What to produce:
All of the lines below are to be printed again exactly; images are excluded from the output.

Collected material:
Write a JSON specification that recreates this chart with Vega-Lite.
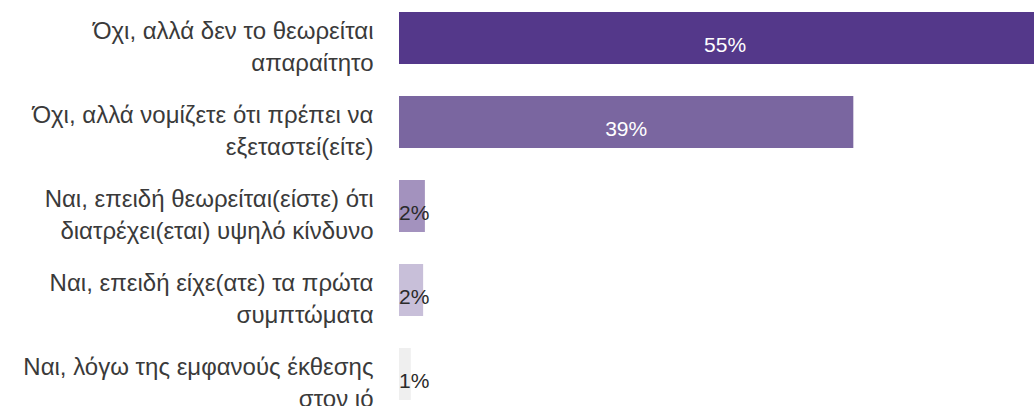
{
  "$schema": "https://vega.github.io/schema/vega-lite/v6.json",
  "autosize": "none",
  "padding": {"left": 399, "top": 0, "right": 0, "bottom": 0},
  "width": 635,
  "height": 406,
  "background": "#ffffff",
  "config": {"view": {"stroke": null}, "font": "Liberation Sans"},
  "data": {
    "values": [
      {"cat": "Όχι, αλλά δεν το θεωρείται|απαραίτητο", "k": "a", "value": 55.4, "label": "55%"},
      {"cat": "Όχι, αλλά νομίζετε ότι πρέπει να|εξεταστεί(είτε)", "k": "b", "value": 38.6, "label": "39%"},
      {"cat": "Ναι, επειδή θεωρείται(είστε) ότι|διατρέχει(εται) υψηλό κίνδυνο", "k": "c", "value": 2.2, "label": "2%"},
      {"cat": "Ναι, επειδή είχε(ατε) τα πρώτα|συμπτώματα", "k": "d", "value": 2.05, "label": "2%"},
      {"cat": "Ναι, λόγω της εμφανούς έκθεσης|στον ιό", "k": "e", "value": 1.0, "label": "1%"}
    ]
  },
  "encoding": {
    "y": {
      "field": "cat",
      "type": "nominal",
      "sort": null,
      "scale": {"paddingInner": 0.381, "paddingOuter": 0.10714, "align": 0.6667},
      "axis": {
        "title": null,
        "domain": false,
        "ticks": false,
        "labelPadding": 26,
        "labelLimit": 400,
        "labelFontSize": 24,
        "labelFont": "Liberation Sans",
        "labelColor": "#3a3a3a",
        "labelBaseline": "alphabetic",
        "labelOffset": 1,
        "labelLineHeight": 32,
        "labelExpr": "split(datum.value, '|')"
      }
    }
  },
  "layer": [
    {
      "mark": {"type": "bar", "clip": true},
      "encoding": {
        "x": {"field": "value", "type": "quantitative", "scale": {"domain": [0, 53.95], "nice": false, "zero": true}, "axis": null},
        "color": {
          "field": "k",
          "type": "nominal",
          "scale": {"domain": ["a", "b", "c", "d", "e"], "range": ["#54388a", "#7a66a0", "#a392be", "#c8bfd9", "#efefef"]},
          "legend": null
        }
      }
    },
    {
      "transform": [{"filter": "datum.value > 10"}],
      "mark": {"type": "text", "align": "center", "baseline": "alphabetic", "dy": 14, "fontSize": 21, "font": "Liberation Sans", "color": "#ffffff"},
      "encoding": {
        "x": {"field": "value", "type": "quantitative", "scale": {"domain": [0, 107.9], "nice": false, "zero": true}, "axis": null},
        "text": {"field": "label"}
      }
    },
    {
      "transform": [{"filter": "datum.value <= 10"}],
      "mark": {"type": "text", "align": "left", "baseline": "alphabetic", "dy": 14, "fontSize": 21, "font": "Liberation Sans", "color": "#2a2a2a"},
      "encoding": {
        "x": {"datum": 0, "type": "quantitative", "scale": {"domain": [0, 53.95], "nice": false, "zero": true}, "axis": null},
        "text": {"field": "label"}
      }
    }
  ],
  "resolve": {"scale": {"x": "independent"}}
}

Response to this exercise:
Write a JSON specification that recreates this chart with Vega-Lite.
{
  "$schema": "https://vega.github.io/schema/vega-lite/v6.json",
  "autosize": "none",
  "padding": {"left": 399, "top": 0, "right": 0, "bottom": 0},
  "width": 635,
  "height": 406,
  "background": "#ffffff",
  "config": {"view": {"stroke": null}, "font": "Liberation Sans"},
  "data": {
    "values": [
      {"cat": "Όχι, αλλά δεν το θεωρείται|απαραίτητο", "k": "a", "value": 55.4, "label": "55%"},
      {"cat": "Όχι, αλλά νομίζετε ότι πρέπει να|εξεταστεί(είτε)", "k": "b", "value": 38.6, "label": "39%"},
      {"cat": "Ναι, επειδή θεωρείται(είστε) ότι|διατρέχει(εται) υψηλό κίνδυνο", "k": "c", "value": 2.2, "label": "2%"},
      {"cat": "Ναι, επειδή είχε(ατε) τα πρώτα|συμπτώματα", "k": "d", "value": 2.05, "label": "2%"},
      {"cat": "Ναι, λόγω της εμφανούς έκθεσης|στον ιό", "k": "e", "value": 1.0, "label": "1%"}
    ]
  },
  "encoding": {
    "y": {
      "field": "cat",
      "type": "nominal",
      "sort": null,
      "scale": {"paddingInner": 0.381, "paddingOuter": 0.10714, "align": 0.6667},
      "axis": {
        "title": null,
        "domain": false,
        "ticks": false,
        "labelPadding": 26,
        "labelLimit": 400,
        "labelFontSize": 24,
        "labelFont": "Liberation Sans",
        "labelColor": "#3a3a3a",
        "labelBaseline": "alphabetic",
        "labelOffset": 1,
        "labelLineHeight": 32,
        "labelExpr": "split(datum.value, '|')"
      }
    }
  },
  "layer": [
    {
      "mark": {"type": "bar", "clip": true},
      "encoding": {
        "x": {"field": "value", "type": "quantitative", "scale": {"domain": [0, 53.95], "nice": false, "zero": true}, "axis": null},
        "color": {
          "field": "k",
          "type": "nominal",
          "scale": {"domain": ["a", "b", "c", "d", "e"], "range": ["#54388a", "#7a66a0", "#a392be", "#c8bfd9", "#efefef"]},
          "legend": null
        }
      }
    },
    {
      "transform": [{"filter": "datum.value > 10"}],
      "mark": {"type": "text", "align": "center", "baseline": "alphabetic", "dy": 14, "fontSize": 21, "font": "Liberation Sans", "color": "#ffffff"},
      "encoding": {
        "x": {"field": "value", "type": "quantitative", "scale": {"domain": [0, 107.9], "nice": false, "zero": true}, "axis": null},
        "text": {"field": "label"}
      }
    },
    {
      "transform": [{"filter": "datum.value <= 10"}],
      "mark": {"type": "text", "align": "left", "baseline": "alphabetic", "dy": 14, "fontSize": 21, "font": "Liberation Sans", "color": "#2a2a2a"},
      "encoding": {
        "x": {"datum": 0, "type": "quantitative", "scale": {"domain": [0, 53.95], "nice": false, "zero": true}, "axis": null},
        "text": {"field": "label"}
      }
    }
  ],
  "resolve": {"scale": {"x": "independent"}}
}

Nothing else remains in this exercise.